**STORED DATA**
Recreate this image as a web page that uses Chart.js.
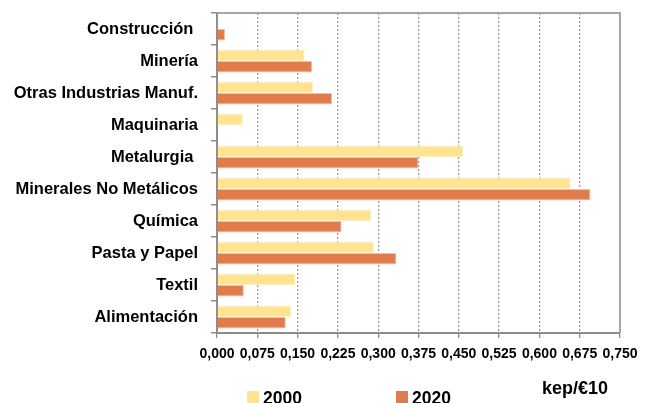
<!DOCTYPE html>
<html>
<head>
<meta charset="utf-8">
<script src="https://cdn.jsdelivr.net/npm/chart.js@4/dist/chart.umd.min.js"></script>
<style>
  html, body { margin: 0; padding: 0; background: #fff; }
  #wrap { width: 654px; height: 403px; position: relative; }
</style>
</head>
<body>
<div id="wrap"><canvas id="chart"></canvas></div>
<script>
// sectores (de arriba a abajo)
const sectores = ['Construcción ', 'Minería', 'Otras Industrias Manuf.', 'Maquinaria', 'Metalurgia ',
  'Minerales No Metálicos', 'Química', 'Pasta y Papel', 'Textil', 'Alimentación'];

// intensidad energética, kep/€10
const valores2000 = [0.003, 0.163, 0.179, 0.048, 0.458, 0.658, 0.287, 0.292, 0.146, 0.138];
const valores2020 = [0.015, 0.177, 0.214, 0, 0.375, 0.695, 0.232, 0.334, 0.050, 0.128];

const anios = ['2000', '2020'];
const unidad = 'kep/€10';

const FONT = '"Liberation Sans", Arial, sans-serif';

// marco superior/derecho, leyenda y unidad
const extras = {
  id: 'extras',
  afterDraw(chart) {
    const ctx = chart.ctx;
    const a = chart.chartArea;
    ctx.save();
    ctx.strokeStyle = '#a6a6a6';
    ctx.lineWidth = 2;
    ctx.beginPath();
    ctx.moveTo(a.left, a.top);
    ctx.lineTo(a.right, a.top);
    ctx.lineTo(a.right, a.bottom);
    ctx.stroke();

    ctx.font = 'bold 17.5px ' + FONT;
    ctx.textBaseline = 'middle';
    const pos = [247, 396];
    chart.data.datasets.forEach((ds, i) => {
      ctx.fillStyle = ds.backgroundColor;
      ctx.fillRect(pos[i], 391, 12, 12);
      ctx.fillStyle = '#000';
      ctx.fillText(ds.label, pos[i] + 16, 399);
    });
    ctx.font = 'bold 18px ' + FONT;
    ctx.fillText(unidad, 542, 389);
    ctx.restore();
  }
};

new Chart(document.getElementById('chart'), {
  type: 'bar',
  data: {
    labels: sectores,
    datasets: [
      {
        label: anios[0],
        data: valores2000,
        backgroundColor: '#ffe38f',
        borderColor: '#fff1c8',
        borderWidth: 1,
      },
      {
        label: anios[1],
        data: valores2020,
        backgroundColor: '#e07b4e',
        borderColor: '#f2c0a4',
        borderWidth: 1,
      },
    ],
  },
  options: {
    indexAxis: 'y',
    responsive: true,
    maintainAspectRatio: false,
    animation: false,
    layout: { padding: { top: 13, right: 34, left: 0, bottom: 0 } },
    datasets: {
      bar: { categoryPercentage: 0.72, barPercentage: 1 },
    },
    plugins: {
      legend: { display: false },
      tooltip: { enabled: false },
    },
    scales: {
      x: {
        min: 0,
        max: 0.75,
        afterFit(scale) { scale.height = 70; },
        ticks: {
          stepSize: 0.075,
          padding: 8,
          maxRotation: 0,
          minRotation: 0,
          autoSkip: false,
          color: '#000',
          font: { family: FONT, size: 14, weight: 'bold' },
          callback: (v) => v.toFixed(3).replace('.', ','),
        },
        grid: {
          color: '#9a9a9a',
          lineWidth: 1.3,
          tickLength: 5,
          tickColor: '#8c8c8c',
        },
        border: { color: '#8c8c8c', width: 2, dash: [2, 2] },
      },
      y: {
        afterFit(scale) {
          scale.width = 217;
          scale.paddingTop = 0;
          scale.paddingBottom = 0;
        },
        ticks: {
          padding: 13,
          color: '#000',
          font: { family: FONT, size: 16.5, weight: 'bold' },
        },
        grid: {
          offset: true,
          drawOnChartArea: false,
          tickLength: 6,
          tickColor: '#8c8c8c',
          lineWidth: 1.5,
        },
        border: { color: '#8c8c8c', width: 2 },
      },
    },
  },
  plugins: [extras],
});
</script>
</body>
</html>
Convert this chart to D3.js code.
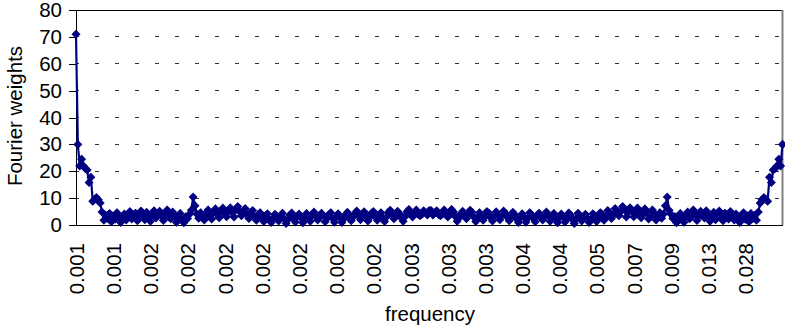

**WHAT YOU ARE ASKED TO DO**
The data should be printed again unchanged; leave its pictures out.

**RESPONSE**
Recreate this image as a web page that uses Chart.js.
<!DOCTYPE html>
<html>
<head>
<meta charset="utf-8">
<script src="https://cdn.jsdelivr.net/npm/chart.js@4/dist/chart.umd.min.js"></script>
<style>
  html, body { margin: 0; padding: 0; background: #fff; }
  #wrap { width: 654px; height: 403px; position: relative; }
</style>
</head>
<body>
<div id="wrap"><canvas id="chart"></canvas></div>
<script>
// sectores (de arriba a abajo)
const sectores = ['Construcción ', 'Minería', 'Otras Industrias Manuf.', 'Maquinaria', 'Metalurgia ',
  'Minerales No Metálicos', 'Química', 'Pasta y Papel', 'Textil', 'Alimentación'];

// intensidad energética, kep/€10
const valores2000 = [0.003, 0.163, 0.179, 0.048, 0.458, 0.658, 0.287, 0.292, 0.146, 0.138];
const valores2020 = [0.015, 0.177, 0.214, 0, 0.375, 0.695, 0.232, 0.334, 0.050, 0.128];

const anios = ['2000', '2020'];
const unidad = 'kep/€10';

const FONT = '"Liberation Sans", Arial, sans-serif';

// marco superior/derecho, leyenda y unidad
const extras = {
  id: 'extras',
  afterDraw(chart) {
    const ctx = chart.ctx;
    const a = chart.chartArea;
    ctx.save();
    ctx.strokeStyle = '#a6a6a6';
    ctx.lineWidth = 2;
    ctx.beginPath();
    ctx.moveTo(a.left, a.top);
    ctx.lineTo(a.right, a.top);
    ctx.lineTo(a.right, a.bottom);
    ctx.stroke();

    ctx.font = 'bold 17.5px ' + FONT;
    ctx.textBaseline = 'middle';
    const pos = [247, 396];
    chart.data.datasets.forEach((ds, i) => {
      ctx.fillStyle = ds.backgroundColor;
      ctx.fillRect(pos[i], 391, 12, 12);
      ctx.fillStyle = '#000';
      ctx.fillText(ds.label, pos[i] + 16, 399);
    });
    ctx.font = 'bold 18px ' + FONT;
    ctx.fillText(unidad, 542, 389);
    ctx.restore();
  }
};

new Chart(document.getElementById('chart'), {
  type: 'bar',
  data: {
    labels: sectores,
    datasets: [
      {
        label: anios[0],
        data: valores2000,
        backgroundColor: '#ffe38f',
        borderColor: '#fff1c8',
        borderWidth: 1,
      },
      {
        label: anios[1],
        data: valores2020,
        backgroundColor: '#e07b4e',
        borderColor: '#f2c0a4',
        borderWidth: 1,
      },
    ],
  },
  options: {
    indexAxis: 'y',
    responsive: true,
    maintainAspectRatio: false,
    animation: false,
    layout: { padding: { top: 13, right: 34, left: 0, bottom: 0 } },
    datasets: {
      bar: { categoryPercentage: 0.72, barPercentage: 1 },
    },
    plugins: {
      legend: { display: false },
      tooltip: { enabled: false },
    },
    scales: {
      x: {
        min: 0,
        max: 0.75,
        afterFit(scale) { scale.height = 70; },
        ticks: {
          stepSize: 0.075,
          padding: 8,
          maxRotation: 0,
          minRotation: 0,
          autoSkip: false,
          color: '#000',
          font: { family: FONT, size: 14, weight: 'bold' },
          callback: (v) => v.toFixed(3).replace('.', ','),
        },
        grid: {
          color: '#9a9a9a',
          lineWidth: 1.3,
          tickLength: 5,
          tickColor: '#8c8c8c',
        },
        border: { color: '#8c8c8c', width: 2, dash: [2, 2] },
      },
      y: {
        afterFit(scale) {
          scale.width = 217;
          scale.paddingTop = 0;
          scale.paddingBottom = 0;
        },
        ticks: {
          padding: 13,
          color: '#000',
          font: { family: FONT, size: 16.5, weight: 'bold' },
        },
        grid: {
          offset: true,
          drawOnChartArea: false,
          tickLength: 6,
          tickColor: '#8c8c8c',
          lineWidth: 1.5,
        },
        border: { color: '#8c8c8c', width: 2 },
      },
    },
  },
  plugins: [extras],
});
</script>
</body>
</html>
Convert this chart to D3.js code.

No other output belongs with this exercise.